Jardine Matheson briefly loses $41bn in value following mystery trade
Hong Kong-British conglomerate Jardine Matheson briefly lost $41bn (£31.5bn) in its share value today with the company blaming an electronic trading error.
Jardine Matheson’s Singapore-listed shares traded down 83 per cent before rebounding, in what was originally suspected to be a so-called fat-finger trade.
Around 167,500 shares in the company traded at $10.99 versus Wednesday’s closing price of $66.47.
After a review, the Singapore Exchange said there was no basis to cancel the transactions.

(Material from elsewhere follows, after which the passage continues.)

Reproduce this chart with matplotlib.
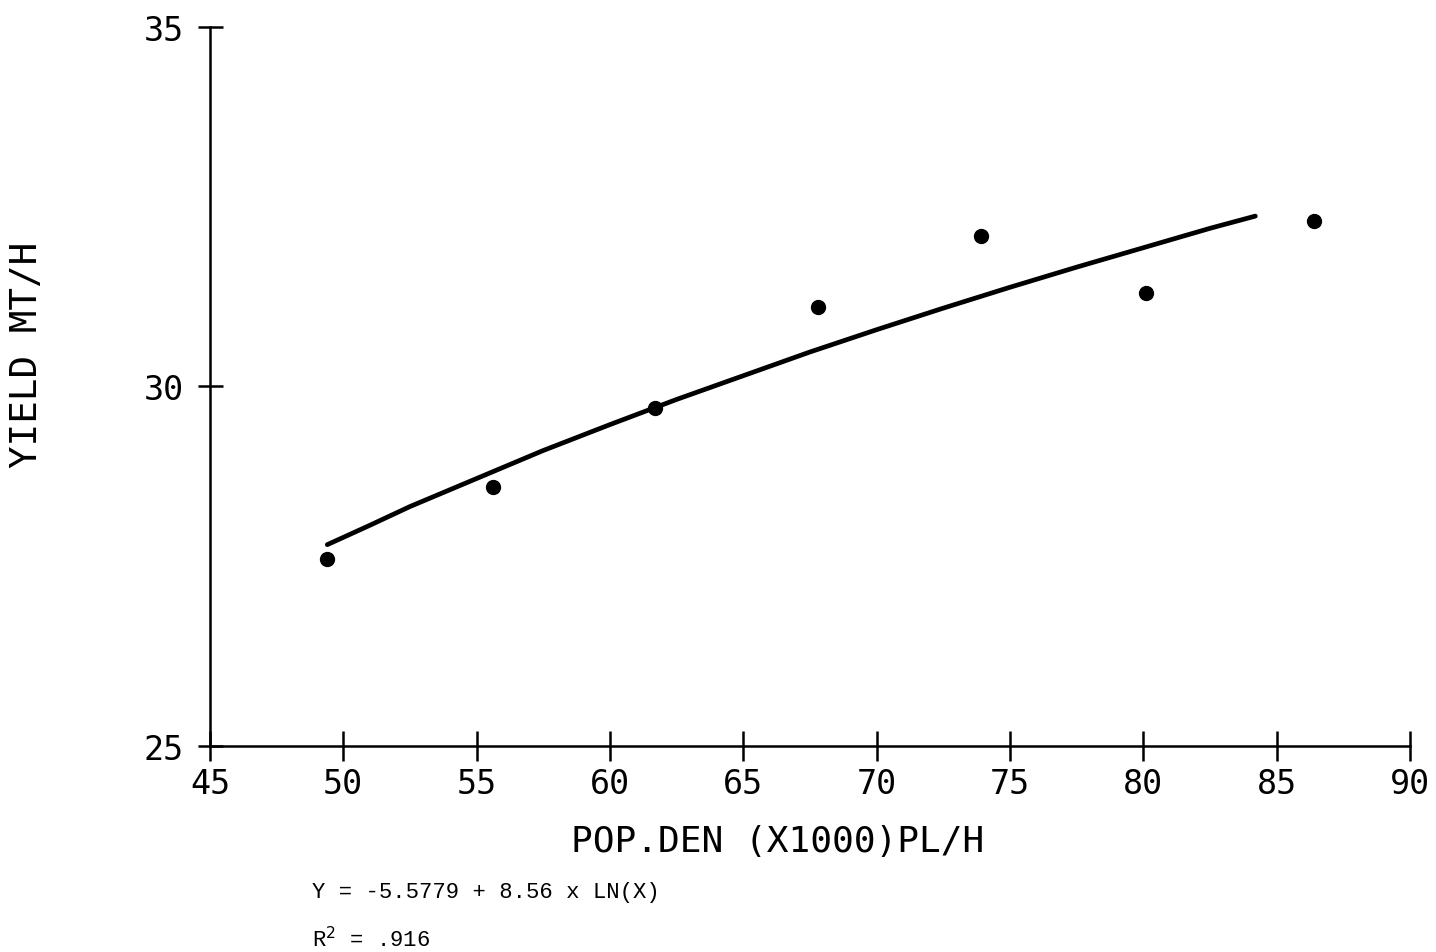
import numpy as np
import matplotlib
matplotlib.use('Agg')
import matplotlib.pyplot as plt

# observed points
pop_den = [49.4, 55.6, 61.7, 67.8, 73.9, 80.1, 86.4]
yield_mt = [27.6, 28.6, 29.7, 31.1, 32.1, 31.3, 32.3]

# fitted curve
fit_x = [49.4, 51.0, 52.5, 55.0, 57.5, 60.0, 62.5, 65.0, 67.5, 70.0, 72.5, 75.0, 77.5, 80.0, 82.5, 84.2]
fit_y = [27.80, 28.07, 28.33, 28.72, 29.11, 29.47, 29.82, 30.15, 30.48, 30.79, 31.09, 31.38, 31.66, 31.93, 32.20, 32.37]

xticks = [45, 50, 55, 60, 65, 70, 75, 80, 85, 90]
yticks = [25, 30, 35]

mono = 'DejaVu Sans Mono'

fig = plt.figure(figsize=(14.36, 9.53), dpi=100)
ax = fig.add_axes([0.1462, 0.2162, 0.8357, 0.7544])

ax.plot(fit_x, fit_y, color='black', lw=3.4, solid_capstyle='round', solid_joinstyle='round')
ax.plot(pop_den, yield_mt, 'o', color='black', ms=10)

ax.set_xlim(45, 90)
ax.set_ylim(25, 35)
ax.set_xticks(xticks)
ax.set_yticks(yticks)
ax.set_xticklabels([str(v) for v in xticks], family=mono, fontsize=24)
ax.set_yticklabels([str(v) for v in yticks], family=mono, fontsize=24)
ax.tick_params(axis='x', direction='inout', length=22, width=1.8, pad=4)
ax.tick_params(axis='y', direction='inout', length=18, width=1.8, pad=10)

for s in ['top', 'right']:
    ax.spines[s].set_visible(False)
for s in ['left', 'bottom']:
    ax.spines[s].set_linewidth(1.8)

ax.set_xlabel('POP.DEN (X1000)PL/H', family=mono, fontsize=26)
ax.set_ylabel('YIELD MT/H', family=mono, fontsize=27)
ax.xaxis.set_label_coords(0.473, -0.108)
ax.yaxis.set_label_coords(-0.1375, 0.545)

fig.text(0.217, 0.063, 'Y = -5.5779 + 8.56 x LN(X)', family='Liberation Mono',
         fontsize=16, ha='left', va='center')
fig.text(0.217, 0.014, r'R$^{2}$ = .916', family='Liberation Mono',
         fontsize=16, ha='left', va='center')

fig.savefig('out.png', dpi=100)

“Trading was orderly and there was no sign of manipulation. We have also ascertained that the orders were not due to fat finger errors or any malfunctioning systems on the part of the participants,” it said.

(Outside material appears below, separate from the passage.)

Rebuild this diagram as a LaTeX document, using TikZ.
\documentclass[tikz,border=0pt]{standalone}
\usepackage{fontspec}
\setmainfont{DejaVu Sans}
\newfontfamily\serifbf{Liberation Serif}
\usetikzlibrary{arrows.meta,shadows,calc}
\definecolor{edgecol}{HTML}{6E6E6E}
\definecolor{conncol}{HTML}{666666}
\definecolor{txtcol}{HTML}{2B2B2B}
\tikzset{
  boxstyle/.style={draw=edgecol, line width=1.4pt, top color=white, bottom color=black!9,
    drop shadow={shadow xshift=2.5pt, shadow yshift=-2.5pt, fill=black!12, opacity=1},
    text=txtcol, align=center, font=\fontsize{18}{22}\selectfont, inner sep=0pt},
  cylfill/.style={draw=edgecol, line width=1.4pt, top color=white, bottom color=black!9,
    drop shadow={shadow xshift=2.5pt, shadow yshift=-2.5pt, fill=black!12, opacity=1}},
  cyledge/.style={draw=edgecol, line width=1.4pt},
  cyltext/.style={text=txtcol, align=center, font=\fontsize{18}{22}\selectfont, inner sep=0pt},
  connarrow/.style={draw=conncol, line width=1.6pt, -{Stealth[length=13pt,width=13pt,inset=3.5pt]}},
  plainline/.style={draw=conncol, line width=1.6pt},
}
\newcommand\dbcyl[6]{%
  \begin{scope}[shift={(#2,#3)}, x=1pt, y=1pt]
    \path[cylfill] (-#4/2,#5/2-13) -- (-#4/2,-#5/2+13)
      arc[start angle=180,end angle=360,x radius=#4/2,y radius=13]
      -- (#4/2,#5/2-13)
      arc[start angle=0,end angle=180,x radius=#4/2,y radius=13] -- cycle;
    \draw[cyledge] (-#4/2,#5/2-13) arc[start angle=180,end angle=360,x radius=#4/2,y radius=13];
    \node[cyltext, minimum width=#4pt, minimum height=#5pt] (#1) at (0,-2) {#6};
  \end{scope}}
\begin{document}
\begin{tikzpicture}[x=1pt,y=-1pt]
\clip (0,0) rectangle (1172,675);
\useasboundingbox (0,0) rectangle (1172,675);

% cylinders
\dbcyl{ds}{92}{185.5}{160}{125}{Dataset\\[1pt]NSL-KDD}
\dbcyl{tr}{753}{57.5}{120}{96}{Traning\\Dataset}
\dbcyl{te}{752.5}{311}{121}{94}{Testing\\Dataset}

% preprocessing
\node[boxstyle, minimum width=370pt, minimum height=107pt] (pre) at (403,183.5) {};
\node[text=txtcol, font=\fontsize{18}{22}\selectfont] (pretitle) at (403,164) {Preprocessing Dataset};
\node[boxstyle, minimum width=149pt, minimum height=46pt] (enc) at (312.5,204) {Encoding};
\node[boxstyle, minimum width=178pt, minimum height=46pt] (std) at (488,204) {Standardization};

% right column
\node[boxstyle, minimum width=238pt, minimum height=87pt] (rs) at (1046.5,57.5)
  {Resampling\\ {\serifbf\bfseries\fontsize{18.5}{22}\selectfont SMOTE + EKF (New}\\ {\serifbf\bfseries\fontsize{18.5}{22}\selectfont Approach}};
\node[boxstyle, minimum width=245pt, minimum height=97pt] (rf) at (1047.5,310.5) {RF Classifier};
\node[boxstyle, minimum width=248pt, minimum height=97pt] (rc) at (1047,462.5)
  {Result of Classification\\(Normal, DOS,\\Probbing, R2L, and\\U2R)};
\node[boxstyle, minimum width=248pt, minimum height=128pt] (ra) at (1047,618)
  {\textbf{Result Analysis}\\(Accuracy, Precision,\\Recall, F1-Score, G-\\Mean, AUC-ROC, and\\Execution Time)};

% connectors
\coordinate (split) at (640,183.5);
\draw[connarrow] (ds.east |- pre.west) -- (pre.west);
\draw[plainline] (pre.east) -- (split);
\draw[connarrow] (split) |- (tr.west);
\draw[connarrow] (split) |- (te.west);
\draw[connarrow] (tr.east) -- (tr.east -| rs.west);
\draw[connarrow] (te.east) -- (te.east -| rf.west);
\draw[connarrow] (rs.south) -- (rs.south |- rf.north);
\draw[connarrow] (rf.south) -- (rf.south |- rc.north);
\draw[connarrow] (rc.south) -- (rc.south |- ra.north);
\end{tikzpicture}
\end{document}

The stock later recovered to trade at $66.80.
“The transaction was divided into 164 trades, suggesting there could be more than a hundred counterparts behind this trade,” said CMC Markets analyst Margaret Yang.
“This makes it an extremely difficult task for the stock exchange to recall or cancel it, and the seller will need to bear the losses,” she said.

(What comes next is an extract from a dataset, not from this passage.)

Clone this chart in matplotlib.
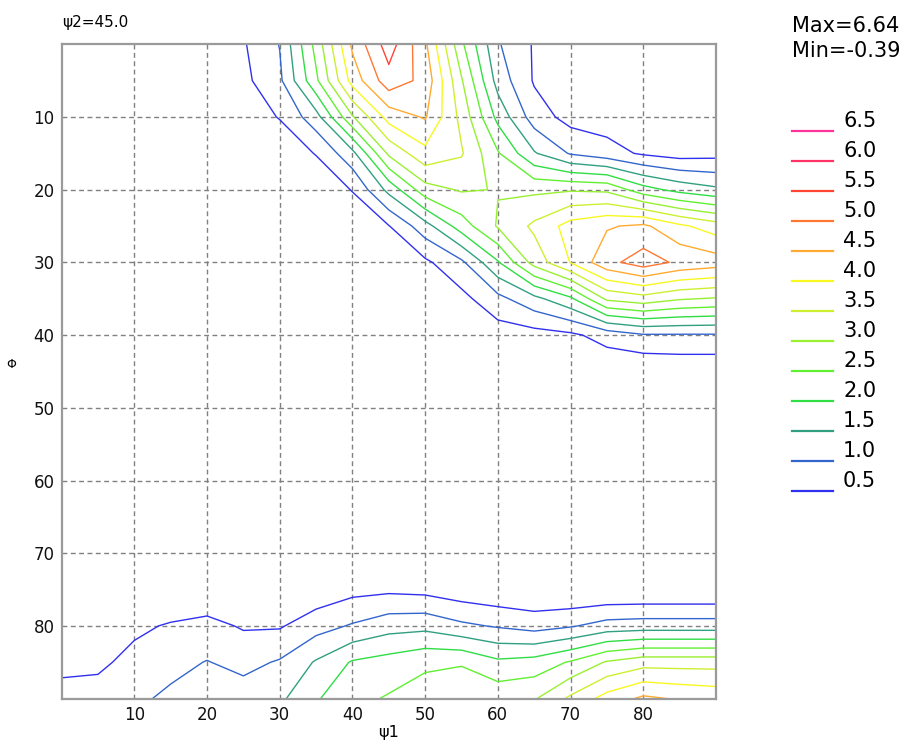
import numpy as np
import matplotlib
matplotlib.use('Agg')
import matplotlib.pyplot as plt

# grid of the ODF section (psi2 = 45), rows = Phi, columns = psi1
psi1 = np.arange(0, 91, 5)
phi = np.arange(0, 91, 5)
odf = np.array([
    [0.2, 0.2, 0.2, 0.25, 0.3, 0.45, 1.02, 2.67, 4.6, 5.75, 4.6, 2.6, 1.05, 0.45, 0.3, 0.2, 0.15, 0.1, 0.1],
    [0.2, 0.2, 0.2, 0.2, 0.25, 0.37, 0.9, 2.4, 4.2, 5.3, 4.85, 3.05, 1.3, 0.45, 0.3, 0.2, 0.15, 0.1, 0.1],
    [0.15, 0.15, 0.15, 0.2, 0.25, 0.3, 0.52, 1.3, 2.95, 4.2, 4.55, 3.35, 1.85, 0.75, 0.32, 0.25, 0.2, 0.2, 0.2],
    [0.1, 0.1, 0.1, 0.15, 0.2, 0.2, 0.25, 0.52, 1.35, 3.1, 3.85, 3.55, 2.55, 1.55, 0.95, 0.7, 0.43, 0.28, 0.33],
    [0.1, 0.1, 0.1, 0.1, 0.1, 0.15, 0.15, 0.2, 0.52, 1.65, 2.8, 3.05, 2.98, 2.9, 2.95, 2.9, 2.2, 1.83, 1.6],
    [0.05, 0.05, 0.05, 0.05, 0.05, 0.1, 0.1, 0.15, 0.2, 0.48, 1.3, 2.25, 3.05, 3.6, 4.2, 4.45, 4.6, 4.1, 3.75],
    [0.0, 0.0, 0.0, 0.0, 0.0, 0.05, 0.05, 0.1, 0.1, 0.2, 0.4, 0.9, 1.95, 3.2, 4.02, 4.85, 5.25, 4.9, 4.75],
    [0.0, 0.0, -0.05, -0.05, 0.0, 0.0, 0.0, 0.05, 0.05, 0.05, 0.1, 0.35, 0.85, 1.35, 1.9, 3.1, 3.3, 3.05, 2.95],
    [0.0, -0.05, -0.1, -0.1, -0.1, -0.05, 0.0, 0.0, 0.0, 0.05, 0.05, 0.1, 0.25, 0.3, 0.4, 0.7, 0.95, 0.95, 0.95],
    [0.0, -0.1, -0.15, -0.2, -0.2, -0.15, -0.1, -0.05, 0.0, 0.0, 0.05, 0.05, 0.1, 0.1, 0.1, 0.1, 0.05, 0.1, 0.1],
    [0.0, -0.1, -0.2, -0.25, -0.3, -0.25, -0.15, -0.1, -0.05, 0.0, 0.0, 0.0, 0.05, 0.05, 0.05, 0.05, 0.0, 0.05, 0.05],
    [0.0, -0.1, -0.2, -0.3, -0.35, -0.39, -0.25, -0.15, -0.1, -0.05, 0.0, 0.0, 0.0, 0.0, 0.0, 0.0, 0.0, 0.0, 0.0],
    [0.0, -0.05, -0.15, -0.25, -0.3, -0.3, -0.2, -0.15, -0.1, -0.05, 0.0, 0.0, 0.0, 0.0, -0.05, -0.05, 0.0, 0.0, 0.0],
    [0.0, 0.0, -0.1, -0.15, -0.2, -0.2, -0.15, -0.1, -0.05, 0.0, 0.0, 0.0, 0.0, -0.05, -0.1, -0.1, -0.05, -0.05, -0.05],
    [0.0, 0.0, 0.0, -0.05, -0.05, -0.1, -0.05, 0.0, 0.0, 0.05, 0.05, 0.0, 0.0, -0.05, -0.1, -0.1, -0.1, -0.1, -0.1],
    [0.0, 0.0, 0.05, 0.05, 0.1, 0.05, 0.1, 0.15, 0.35, 0.4, 0.35, 0.2, 0.1, 0.05, 0.0, 0.0, 0.0, 0.0, 0.0],
    [0.1, 0.2, 0.4, 0.55, 0.65, 0.45, 0.45, 0.8, 1.05, 1.3, 1.35, 1.1, 0.95, 0.8, 0.95, 1.2, 1.25, 1.25, 1.25],
    [0.35, 0.4, 0.65, 0.85, 1.02, 0.85, 1.05, 1.55, 2.05, 2.2, 2.4, 2.45, 2.1, 2.2, 2.55, 3.05, 3.3, 3.3, 3.3],
    [0.7, 0.7, 0.9, 1.1, 1.2, 1.25, 1.4, 1.95, 2.35, 2.55, 2.75, 2.9, 2.85, 2.95, 3.6, 4.2, 4.6, 4.45, 4.35],
])

levels = [0.5, 1.0, 1.5, 2.0, 2.5, 3.0, 3.5, 4.0, 4.5, 5.0, 5.5, 6.0, 6.5]
level_colors = ['#3030ee', '#3366cc', '#30a080', '#30dd44', '#60f030', '#99f030',
                '#ccf030', '#f8f820', '#ffaa30', '#ff7733', '#ff4433', '#ff3366', '#ff3399']
ticks = [10, 20, 30, 40, 50, 60, 70, 80]
max_val, min_val = 6.64, -0.39

W, H = 922, 742
fig = plt.figure(figsize=(W / 100, H / 100), dpi=100)

ax = fig.add_axes([61.6 / W, 1 - 698.6 / H, 654.4 / W, 654.3 / H])
ax.contour(psi1, phi, odf, levels=levels, colors=level_colors, linewidths=1.0)
ax.set_xlim(0, 90)
ax.set_ylim(90, 0)
ax.set_xticks(ticks)
ax.set_yticks(ticks)
ax.tick_params(length=0, labelsize=12, colors='#111111')
ax.tick_params(axis='y', pad=5)
ax.tick_params(axis='x', pad=5)
ax.grid(True, color='#808080', linestyle=(0, (3.5, 2.5)), linewidth=1.0)
ax.set_axisbelow(True)
for s in ax.spines.values():
    s.set_color('#9a9a9a')
    s.set_linewidth(1.6)
ax.set_xlabel('ψ1', fontsize=11.5, labelpad=1)
ax.set_ylabel('Φ', fontsize=9, rotation=0)
ax.yaxis.set_label_coords(-50 / 654, 0.5)

fig.text(62 / W, 1 - 22 / H, 'ψ2=45.0', fontsize=11, va='center', ha='left')
fig.text(792 / W, 1 - 26 / H, 'Max=%.2f' % max_val, fontsize=15, va='center', ha='left')
fig.text(792 / W, 1 - 51 / H, 'Min=%.2f' % min_val, fontsize=15, va='center', ha='left')

# contour legend on the right
lg = fig.add_axes([780 / W, 1 - 500 / H, 142 / W, 390 / H])
lg.set_xlim(780, 922)
lg.set_ylim(0.35, 6.85)
lg.axis('off')
for lev, c in zip(levels, level_colors):
    lg.plot([792, 833], [lev, lev], color=c, linewidth=1.6)
    lg.text(843, lev + 0.17, '%.1f' % lev, fontsize=15, va='center', ha='left')

fig.savefig('out.png', dpi=100)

Jardine Matheson said in a statement it believed an electronic trading error was the cause.
In 2015 a Deutsche Bank worker accidentally paid $6bn to a single customer as part of a fat finger error while their manager was on holiday.
In 2016 a “flash-crash” in sterling was blamed variously on fat finger errors, inexperienced traders or algorithmic trading.
Jardine Matheson is a 186-year-old conglomerate that is involved in various businesses including financial services, car sales, luxury hotels, property development and food retailing.